**Work to do:** Leave out the pictures and repeat the data exactly.

**Supplied material:**
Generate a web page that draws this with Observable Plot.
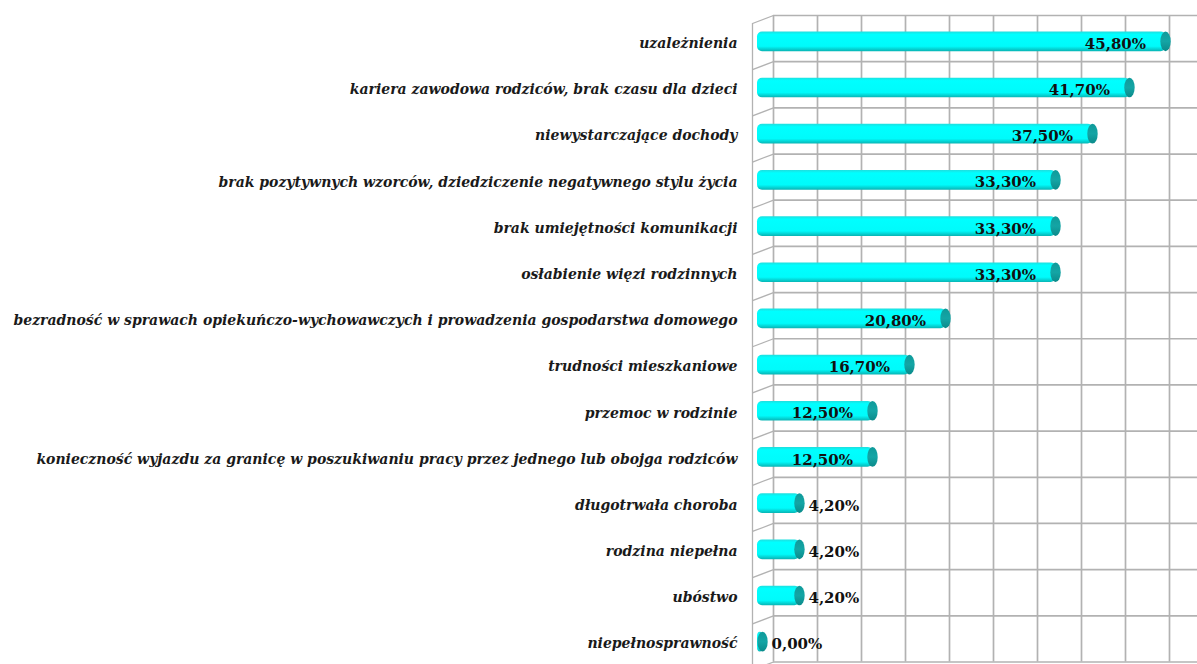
<!DOCTYPE html>
<html>
<head>
<meta charset="utf-8">
<script src="https://cdn.jsdelivr.net/npm/d3@7"></script>
<script src="https://cdn.jsdelivr.net/npm/@observablehq/plot@0.6"></script>
<style>
  html, body { margin: 0; padding: 0; background: #fff; overflow: hidden; }
  #chart svg { display: block; }
</style>
</head>
<body>
<div id="chart"></div>
<script>
const categories = [
  "uzależnienia",
  "kariera zawodowa rodziców, brak czasu dla dzieci",
  "niewystarczające dochody",
  "brak pozytywnych wzorców, dziedziczenie negatywnego stylu życia",
  "brak umiejętności komunikacji",
  "osłabienie więzi rodzinnych",
  "bezradność w sprawach opiekuńczo-wychowawczych i prowadzenia gospodarstwa domowego",
  "trudności mieszkaniowe",
  "przemoc w rodzinie",
  "konieczność wyjazdu za granicę w poszukiwaniu pracy przez jednego lub obojga rodziców",
  "długotrwała choroba",
  "rodzina niepełna",
  "ubóstwo",
  "niepełnosprawność"
];
const values = [45.8, 41.7, 37.5, 33.3, 33.3, 33.3, 20.8, 16.7, 12.5, 12.5, 4.2, 4.2, 4.2, 0.0];
const xTicks = [0, 5, 10, 15, 20, 25, 30, 35, 40, 45, 50];

const fmt = v => v.toFixed(2).replace(".", ",") + "%";
const rows = categories.map((c, i) => ({cat: c, v: values[i], i, label: fmt(values[i])}));
const rowEdges = d3.range(categories.length + 1);

// layout (pixels)
const W = 1197, H = 664;
const X_RANGE = [773, 1213], Y_RANGE = [15, 661.5];
const X_DOMAIN = [0, 50], Y_DOMAIN = [0, categories.length];
const pxPerX = (X_RANGE[1] - X_RANGE[0]) / (X_DOMAIN[1] - X_DOMAIN[0]);
const pxPerY = (Y_RANGE[1] - Y_RANGE[0]) / (Y_DOMAIN[1] - Y_DOMAIN[0]);
const WALL_DX = 21, WALL_DY = 8;   // depth of the 3D side wall
const BAR_DX = -10.5;               // bars sit in front of the back plane
const grid = "#b2b2b2";

const plot = Plot.plot({
  width: W,
  height: H,
  margin: 0,
  x: {domain: X_DOMAIN, range: X_RANGE, axis: null},
  y: {domain: Y_DOMAIN, range: Y_RANGE, axis: null},
  style: {background: "#fff", overflow: "hidden"},
  marks: [
    // back plane grid
    Plot.ruleX(xTicks, {y1: Y_DOMAIN[0], y2: Y_DOMAIN[1], stroke: grid, strokeWidth: 1.7}),
    Plot.ruleY(rowEdges, {x1: X_DOMAIN[0], x2: X_DOMAIN[1], stroke: grid, strokeWidth: 1.7}),
    // left side wall
    Plot.ruleX([0], {y1: Y_DOMAIN[0] + WALL_DY / pxPerY, y2: Y_DOMAIN[1] + 1, dx: -WALL_DX, stroke: grid, strokeWidth: 1.3}),
    Plot.link(rowEdges, {
      x1: -WALL_DX / pxPerX, y1: d => d + WALL_DY / pxPerY,
      x2: 0, y2: d => d,
      stroke: grid, strokeWidth: 1.3
    }),
    // cylinder bodies
    Plot.rectX(rows, {
      x1: 0, x2: "v", y1: "i", y2: d => d.i + 1,
      insetTop: 16.5, insetBottom: 10, insetLeft: -5.5,
      dx: BAR_DX, rx: 5, fill: "url(#cyl)"
    }),
    // cylinder end caps
    Plot.rectX(rows, {
      x1: "v", x2: "v", y1: "i", y2: d => d.i + 1,
      insetTop: 16.5, insetBottom: 10, insetLeft: -5.2, insetRight: -5.2,
      dx: BAR_DX, rx: 5.2, ry: 10, fill: "url(#cap)"
    }),
    // category labels
    Plot.text(rows, {
      x: 0, y: d => d.i + 0.5, text: "cat",
      textAnchor: "end", dx: -36, dy: 5,
      fontFamily: "DejaVu Serif, serif",
      fontStyle: "italic", fontWeight: "bold", fontSize: 14, fill: "#1a1a1a"
    }),
    // value labels inside
    Plot.text(rows.filter(d => d.v > 10), {
      x: "v", y: d => d.i + 0.5, text: "label",
      textAnchor: "end", dx: BAR_DX - 20, dy: 5.5,
      fontFamily: "DejaVu Serif, serif", fontWeight: "bold", fontSize: 15, fill: "#111"
    }),
    // value labels outside
    Plot.text(rows.filter(d => d.v <= 10), {
      x: "v", y: d => d.i + 0.5, text: "label",
      textAnchor: "start", dx: BAR_DX + 8.5, dy: 5.5,
      fontFamily: "DejaVu Serif, serif", fontWeight: "bold", fontSize: 15, fill: "#111"
    })
  ]
});

const NS = "http://www.w3.org/2000/svg";
const defs = document.createElementNS(NS, "defs");
function grad(id, stops) {
  const g = document.createElementNS(NS, "linearGradient");
  g.setAttribute("id", id);
  g.setAttribute("x1", "0"); g.setAttribute("y1", "0");
  g.setAttribute("x2", "0"); g.setAttribute("y2", "1");
  for (const [o, c] of stops) {
    const s = document.createElementNS(NS, "stop");
    s.setAttribute("offset", o);
    s.setAttribute("stop-color", c);
    g.appendChild(s);
  }
  defs.appendChild(g);
}
grad("cyl", [["0", "#1fdede"], ["0.15", "#00ffff"], ["0.75", "#00fbfb"], ["1", "#08b4b4"]]);
grad("cap", [["0", "#0f9a9a"], ["0.5", "#14a5a5"], ["1", "#0b8a8a"]]);
plot.insertBefore(defs, plot.firstChild);

document.getElementById("chart").appendChild(plot);
</script>
</body>
</html>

**Exercise output:**
Generate a web page that draws this with Observable Plot.
<!DOCTYPE html>
<html>
<head>
<meta charset="utf-8">
<script src="https://cdn.jsdelivr.net/npm/d3@7"></script>
<script src="https://cdn.jsdelivr.net/npm/@observablehq/plot@0.6"></script>
<style>
  html, body { margin: 0; padding: 0; background: #fff; overflow: hidden; }
  #chart svg { display: block; }
</style>
</head>
<body>
<div id="chart"></div>
<script>
const categories = [
  "uzależnienia",
  "kariera zawodowa rodziców, brak czasu dla dzieci",
  "niewystarczające dochody",
  "brak pozytywnych wzorców, dziedziczenie negatywnego stylu życia",
  "brak umiejętności komunikacji",
  "osłabienie więzi rodzinnych",
  "bezradność w sprawach opiekuńczo-wychowawczych i prowadzenia gospodarstwa domowego",
  "trudności mieszkaniowe",
  "przemoc w rodzinie",
  "konieczność wyjazdu za granicę w poszukiwaniu pracy przez jednego lub obojga rodziców",
  "długotrwała choroba",
  "rodzina niepełna",
  "ubóstwo",
  "niepełnosprawność"
];
const values = [45.8, 41.7, 37.5, 33.3, 33.3, 33.3, 20.8, 16.7, 12.5, 12.5, 4.2, 4.2, 4.2, 0.0];
const xTicks = [0, 5, 10, 15, 20, 25, 30, 35, 40, 45, 50];

const fmt = v => v.toFixed(2).replace(".", ",") + "%";
const rows = categories.map((c, i) => ({cat: c, v: values[i], i, label: fmt(values[i])}));
const rowEdges = d3.range(categories.length + 1);

// layout (pixels)
const W = 1197, H = 664;
const X_RANGE = [773, 1213], Y_RANGE = [15, 661.5];
const X_DOMAIN = [0, 50], Y_DOMAIN = [0, categories.length];
const pxPerX = (X_RANGE[1] - X_RANGE[0]) / (X_DOMAIN[1] - X_DOMAIN[0]);
const pxPerY = (Y_RANGE[1] - Y_RANGE[0]) / (Y_DOMAIN[1] - Y_DOMAIN[0]);
const WALL_DX = 21, WALL_DY = 8;   // depth of the 3D side wall
const BAR_DX = -10.5;               // bars sit in front of the back plane
const grid = "#b2b2b2";

const plot = Plot.plot({
  width: W,
  height: H,
  margin: 0,
  x: {domain: X_DOMAIN, range: X_RANGE, axis: null},
  y: {domain: Y_DOMAIN, range: Y_RANGE, axis: null},
  style: {background: "#fff", overflow: "hidden"},
  marks: [
    // back plane grid
    Plot.ruleX(xTicks, {y1: Y_DOMAIN[0], y2: Y_DOMAIN[1], stroke: grid, strokeWidth: 1.7}),
    Plot.ruleY(rowEdges, {x1: X_DOMAIN[0], x2: X_DOMAIN[1], stroke: grid, strokeWidth: 1.7}),
    // left side wall
    Plot.ruleX([0], {y1: Y_DOMAIN[0] + WALL_DY / pxPerY, y2: Y_DOMAIN[1] + 1, dx: -WALL_DX, stroke: grid, strokeWidth: 1.3}),
    Plot.link(rowEdges, {
      x1: -WALL_DX / pxPerX, y1: d => d + WALL_DY / pxPerY,
      x2: 0, y2: d => d,
      stroke: grid, strokeWidth: 1.3
    }),
    // cylinder bodies
    Plot.rectX(rows, {
      x1: 0, x2: "v", y1: "i", y2: d => d.i + 1,
      insetTop: 16.5, insetBottom: 10, insetLeft: -5.5,
      dx: BAR_DX, rx: 5, fill: "url(#cyl)"
    }),
    // cylinder end caps
    Plot.rectX(rows, {
      x1: "v", x2: "v", y1: "i", y2: d => d.i + 1,
      insetTop: 16.5, insetBottom: 10, insetLeft: -5.2, insetRight: -5.2,
      dx: BAR_DX, rx: 5.2, ry: 10, fill: "url(#cap)"
    }),
    // category labels
    Plot.text(rows, {
      x: 0, y: d => d.i + 0.5, text: "cat",
      textAnchor: "end", dx: -36, dy: 5,
      fontFamily: "DejaVu Serif, serif",
      fontStyle: "italic", fontWeight: "bold", fontSize: 14, fill: "#1a1a1a"
    }),
    // value labels inside
    Plot.text(rows.filter(d => d.v > 10), {
      x: "v", y: d => d.i + 0.5, text: "label",
      textAnchor: "end", dx: BAR_DX - 20, dy: 5.5,
      fontFamily: "DejaVu Serif, serif", fontWeight: "bold", fontSize: 15, fill: "#111"
    }),
    // value labels outside
    Plot.text(rows.filter(d => d.v <= 10), {
      x: "v", y: d => d.i + 0.5, text: "label",
      textAnchor: "start", dx: BAR_DX + 8.5, dy: 5.5,
      fontFamily: "DejaVu Serif, serif", fontWeight: "bold", fontSize: 15, fill: "#111"
    })
  ]
});

const NS = "http://www.w3.org/2000/svg";
const defs = document.createElementNS(NS, "defs");
function grad(id, stops) {
  const g = document.createElementNS(NS, "linearGradient");
  g.setAttribute("id", id);
  g.setAttribute("x1", "0"); g.setAttribute("y1", "0");
  g.setAttribute("x2", "0"); g.setAttribute("y2", "1");
  for (const [o, c] of stops) {
    const s = document.createElementNS(NS, "stop");
    s.setAttribute("offset", o);
    s.setAttribute("stop-color", c);
    g.appendChild(s);
  }
  defs.appendChild(g);
}
grad("cyl", [["0", "#1fdede"], ["0.15", "#00ffff"], ["0.75", "#00fbfb"], ["1", "#08b4b4"]]);
grad("cap", [["0", "#0f9a9a"], ["0.5", "#14a5a5"], ["1", "#0b8a8a"]]);
plot.insertBefore(defs, plot.firstChild);

document.getElementById("chart").appendChild(plot);
</script>
</body>
</html>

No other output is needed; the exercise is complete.